Dataset records:
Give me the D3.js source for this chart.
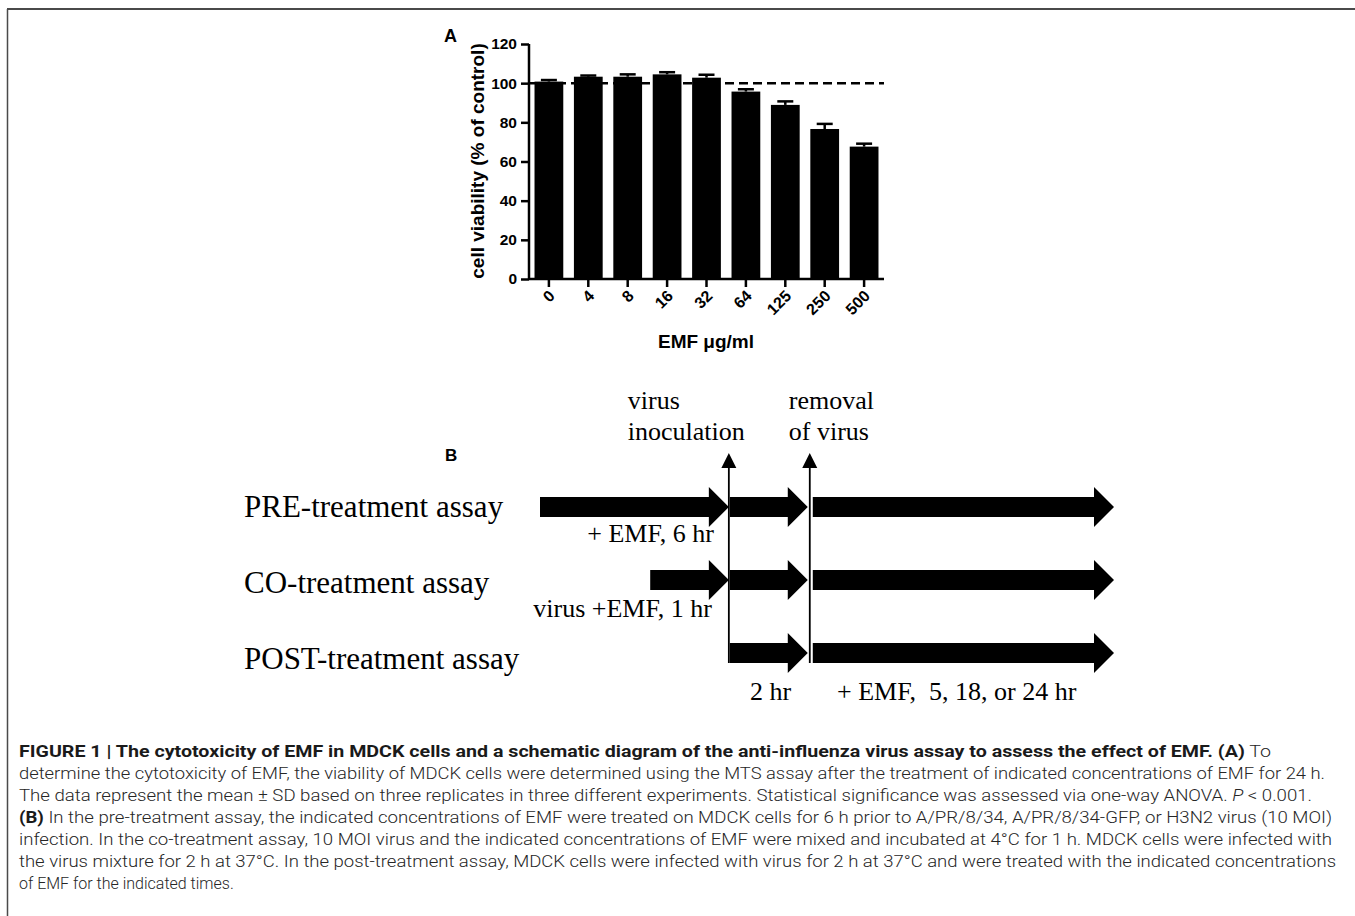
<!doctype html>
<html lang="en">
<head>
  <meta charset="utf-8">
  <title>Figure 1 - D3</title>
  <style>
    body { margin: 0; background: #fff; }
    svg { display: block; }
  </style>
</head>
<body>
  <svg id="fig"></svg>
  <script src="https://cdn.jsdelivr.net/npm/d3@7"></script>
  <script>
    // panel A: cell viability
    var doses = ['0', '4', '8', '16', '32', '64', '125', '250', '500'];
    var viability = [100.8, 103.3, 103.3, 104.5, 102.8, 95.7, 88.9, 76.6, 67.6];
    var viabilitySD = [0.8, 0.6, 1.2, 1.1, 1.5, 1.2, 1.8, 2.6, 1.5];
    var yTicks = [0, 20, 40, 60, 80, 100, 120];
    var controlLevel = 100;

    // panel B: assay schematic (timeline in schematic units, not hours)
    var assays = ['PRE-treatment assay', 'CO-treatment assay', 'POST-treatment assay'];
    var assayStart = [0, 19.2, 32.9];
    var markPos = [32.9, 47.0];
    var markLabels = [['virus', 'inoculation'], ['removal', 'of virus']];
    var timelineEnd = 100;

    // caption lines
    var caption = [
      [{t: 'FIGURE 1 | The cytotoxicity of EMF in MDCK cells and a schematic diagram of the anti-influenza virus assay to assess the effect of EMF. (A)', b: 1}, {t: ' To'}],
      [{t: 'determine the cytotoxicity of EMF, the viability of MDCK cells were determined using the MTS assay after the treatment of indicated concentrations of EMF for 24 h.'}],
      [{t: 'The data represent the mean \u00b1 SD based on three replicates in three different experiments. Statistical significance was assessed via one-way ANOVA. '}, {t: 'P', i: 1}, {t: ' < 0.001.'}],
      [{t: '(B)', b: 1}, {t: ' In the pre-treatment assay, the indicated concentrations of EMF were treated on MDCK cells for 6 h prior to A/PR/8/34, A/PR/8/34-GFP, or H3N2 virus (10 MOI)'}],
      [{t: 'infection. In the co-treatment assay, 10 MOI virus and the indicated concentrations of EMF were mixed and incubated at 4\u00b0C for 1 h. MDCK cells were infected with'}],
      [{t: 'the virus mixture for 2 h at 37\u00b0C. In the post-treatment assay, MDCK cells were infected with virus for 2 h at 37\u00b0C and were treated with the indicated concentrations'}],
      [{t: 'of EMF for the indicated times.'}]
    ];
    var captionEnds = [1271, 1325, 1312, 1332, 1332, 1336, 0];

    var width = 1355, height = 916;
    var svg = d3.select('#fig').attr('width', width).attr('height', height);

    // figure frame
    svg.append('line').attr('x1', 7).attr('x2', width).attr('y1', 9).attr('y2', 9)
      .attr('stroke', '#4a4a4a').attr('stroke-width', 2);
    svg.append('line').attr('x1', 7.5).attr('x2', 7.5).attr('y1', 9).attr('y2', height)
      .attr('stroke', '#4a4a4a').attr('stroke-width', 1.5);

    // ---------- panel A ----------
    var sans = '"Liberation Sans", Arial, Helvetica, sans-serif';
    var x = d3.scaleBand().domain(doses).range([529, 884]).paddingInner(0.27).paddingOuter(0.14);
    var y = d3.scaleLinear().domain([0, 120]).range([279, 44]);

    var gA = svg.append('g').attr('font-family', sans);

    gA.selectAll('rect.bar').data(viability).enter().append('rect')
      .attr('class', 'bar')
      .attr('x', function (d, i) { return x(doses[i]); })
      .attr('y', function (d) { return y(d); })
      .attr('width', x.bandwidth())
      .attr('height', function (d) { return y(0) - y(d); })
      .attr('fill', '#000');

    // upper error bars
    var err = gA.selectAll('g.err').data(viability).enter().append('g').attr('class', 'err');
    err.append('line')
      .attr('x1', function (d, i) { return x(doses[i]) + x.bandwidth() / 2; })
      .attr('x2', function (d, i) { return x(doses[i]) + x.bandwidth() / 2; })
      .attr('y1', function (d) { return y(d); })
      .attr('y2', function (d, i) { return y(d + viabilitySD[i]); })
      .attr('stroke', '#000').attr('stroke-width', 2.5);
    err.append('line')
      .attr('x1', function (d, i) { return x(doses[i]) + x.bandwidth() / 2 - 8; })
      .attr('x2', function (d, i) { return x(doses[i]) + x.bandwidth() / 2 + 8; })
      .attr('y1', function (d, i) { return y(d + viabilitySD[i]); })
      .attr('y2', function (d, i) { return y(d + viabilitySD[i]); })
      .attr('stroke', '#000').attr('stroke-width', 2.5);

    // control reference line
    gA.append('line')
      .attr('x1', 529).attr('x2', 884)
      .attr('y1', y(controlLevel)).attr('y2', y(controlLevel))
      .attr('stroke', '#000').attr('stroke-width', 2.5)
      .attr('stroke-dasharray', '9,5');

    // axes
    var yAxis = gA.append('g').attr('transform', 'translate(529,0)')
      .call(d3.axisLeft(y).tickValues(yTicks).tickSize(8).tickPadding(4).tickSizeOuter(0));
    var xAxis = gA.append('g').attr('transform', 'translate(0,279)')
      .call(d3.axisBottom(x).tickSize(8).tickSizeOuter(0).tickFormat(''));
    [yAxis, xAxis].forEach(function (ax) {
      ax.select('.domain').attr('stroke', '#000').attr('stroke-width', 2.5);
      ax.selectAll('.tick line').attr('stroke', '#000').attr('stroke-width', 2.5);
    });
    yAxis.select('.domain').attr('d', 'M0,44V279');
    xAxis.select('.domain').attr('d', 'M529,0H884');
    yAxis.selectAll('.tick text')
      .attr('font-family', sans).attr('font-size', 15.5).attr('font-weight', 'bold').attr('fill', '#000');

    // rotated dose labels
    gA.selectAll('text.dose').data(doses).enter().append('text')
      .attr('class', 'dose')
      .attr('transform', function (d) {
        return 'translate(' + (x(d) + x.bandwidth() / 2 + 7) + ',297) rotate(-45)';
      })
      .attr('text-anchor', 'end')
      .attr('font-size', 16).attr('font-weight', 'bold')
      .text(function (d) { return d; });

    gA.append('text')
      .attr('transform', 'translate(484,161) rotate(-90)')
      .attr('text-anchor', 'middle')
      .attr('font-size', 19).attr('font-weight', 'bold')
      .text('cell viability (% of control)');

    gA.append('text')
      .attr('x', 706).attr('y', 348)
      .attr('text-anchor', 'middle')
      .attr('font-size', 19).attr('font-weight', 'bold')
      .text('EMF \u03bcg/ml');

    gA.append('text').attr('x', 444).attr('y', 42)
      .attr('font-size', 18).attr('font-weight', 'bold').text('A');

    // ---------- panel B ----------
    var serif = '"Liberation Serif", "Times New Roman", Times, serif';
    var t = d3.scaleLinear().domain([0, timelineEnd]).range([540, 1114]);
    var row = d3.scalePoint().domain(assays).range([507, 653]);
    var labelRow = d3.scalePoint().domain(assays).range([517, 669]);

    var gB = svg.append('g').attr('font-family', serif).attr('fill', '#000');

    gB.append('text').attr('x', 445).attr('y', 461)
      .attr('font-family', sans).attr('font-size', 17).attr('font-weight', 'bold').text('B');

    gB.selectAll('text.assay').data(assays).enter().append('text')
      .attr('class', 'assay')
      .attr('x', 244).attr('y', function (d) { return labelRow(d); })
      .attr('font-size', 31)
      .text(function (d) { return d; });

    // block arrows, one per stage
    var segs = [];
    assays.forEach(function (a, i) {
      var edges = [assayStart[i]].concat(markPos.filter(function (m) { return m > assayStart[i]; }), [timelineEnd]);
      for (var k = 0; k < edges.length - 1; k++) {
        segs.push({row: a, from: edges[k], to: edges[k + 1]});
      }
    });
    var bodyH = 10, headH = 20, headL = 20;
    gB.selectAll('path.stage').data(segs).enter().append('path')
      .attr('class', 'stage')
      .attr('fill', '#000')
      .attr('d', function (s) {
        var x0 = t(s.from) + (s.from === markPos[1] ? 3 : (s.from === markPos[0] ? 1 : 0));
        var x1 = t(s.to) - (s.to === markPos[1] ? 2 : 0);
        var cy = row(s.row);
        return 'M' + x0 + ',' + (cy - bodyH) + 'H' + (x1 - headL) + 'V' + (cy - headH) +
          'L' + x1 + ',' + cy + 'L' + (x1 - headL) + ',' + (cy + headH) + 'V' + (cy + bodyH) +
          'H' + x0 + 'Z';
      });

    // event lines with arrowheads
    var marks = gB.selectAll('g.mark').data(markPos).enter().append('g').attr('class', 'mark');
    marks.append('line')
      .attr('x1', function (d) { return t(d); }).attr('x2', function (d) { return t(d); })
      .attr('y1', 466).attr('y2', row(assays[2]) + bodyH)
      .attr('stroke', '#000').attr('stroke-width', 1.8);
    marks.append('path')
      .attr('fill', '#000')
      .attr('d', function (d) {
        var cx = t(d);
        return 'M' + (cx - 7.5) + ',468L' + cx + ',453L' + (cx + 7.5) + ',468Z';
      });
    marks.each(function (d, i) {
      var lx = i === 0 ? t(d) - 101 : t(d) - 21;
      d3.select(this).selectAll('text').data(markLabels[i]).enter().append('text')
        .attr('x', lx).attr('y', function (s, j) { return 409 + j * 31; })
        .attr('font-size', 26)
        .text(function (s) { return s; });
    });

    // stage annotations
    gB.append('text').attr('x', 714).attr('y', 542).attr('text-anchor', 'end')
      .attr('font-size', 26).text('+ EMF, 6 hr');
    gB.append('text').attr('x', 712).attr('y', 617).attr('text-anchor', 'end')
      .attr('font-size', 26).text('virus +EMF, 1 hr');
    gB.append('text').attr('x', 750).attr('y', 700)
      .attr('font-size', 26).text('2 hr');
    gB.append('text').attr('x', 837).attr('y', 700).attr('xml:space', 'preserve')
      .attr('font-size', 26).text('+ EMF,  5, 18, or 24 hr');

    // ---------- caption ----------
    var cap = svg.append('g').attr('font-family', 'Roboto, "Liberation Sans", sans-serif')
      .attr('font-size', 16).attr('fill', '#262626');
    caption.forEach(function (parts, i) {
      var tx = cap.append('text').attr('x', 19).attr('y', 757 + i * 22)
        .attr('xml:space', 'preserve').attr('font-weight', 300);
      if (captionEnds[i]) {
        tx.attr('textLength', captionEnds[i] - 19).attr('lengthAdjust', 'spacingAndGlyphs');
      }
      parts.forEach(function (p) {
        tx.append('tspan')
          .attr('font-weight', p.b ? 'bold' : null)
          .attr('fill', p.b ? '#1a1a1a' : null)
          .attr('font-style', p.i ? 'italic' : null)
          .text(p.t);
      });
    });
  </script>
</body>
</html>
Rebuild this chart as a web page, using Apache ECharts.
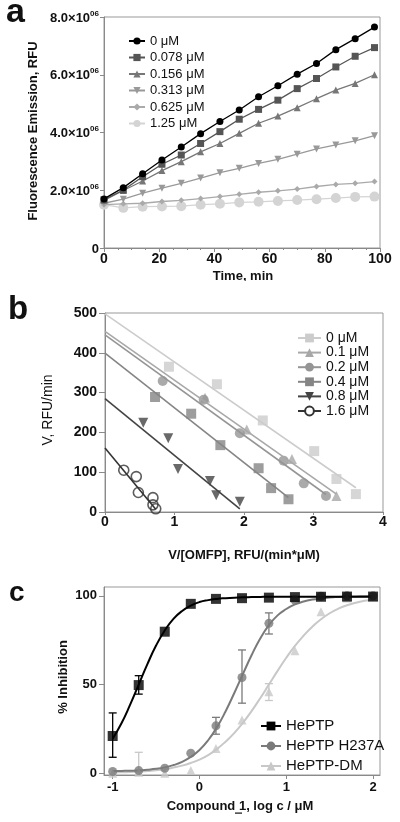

**Task to complete:** Repeat, word for word and with no pictures, only the lines running from the beginning of the data to the line that contains "var timelineEnd = 100;".

**Solution:**
Give me the D3.js source for this chart.
<!doctype html>
<html lang="en">
<head>
  <meta charset="utf-8">
  <title>Figure 1 - D3</title>
  <style>
    body { margin: 0; background: #fff; }
    svg { display: block; }
  </style>
</head>
<body>
  <svg id="fig"></svg>
  <script src="https://cdn.jsdelivr.net/npm/d3@7"></script>
  <script>
    // panel A: cell viability
    var doses = ['0', '4', '8', '16', '32', '64', '125', '250', '500'];
    var viability = [100.8, 103.3, 103.3, 104.5, 102.8, 95.7, 88.9, 76.6, 67.6];
    var viabilitySD = [0.8, 0.6, 1.2, 1.1, 1.5, 1.2, 1.8, 2.6, 1.5];
    var yTicks = [0, 20, 40, 60, 80, 100, 120];
    var controlLevel = 100;

    // panel B: assay schematic (timeline in schematic units, not hours)
    var assays = ['PRE-treatment assay', 'CO-treatment assay', 'POST-treatment assay'];
    var assayStart = [0, 19.2, 32.9];
    var markPos = [32.9, 47.0];
    var markLabels = [['virus', 'inoculation'], ['removal', 'of virus']];
    var timelineEnd = 100;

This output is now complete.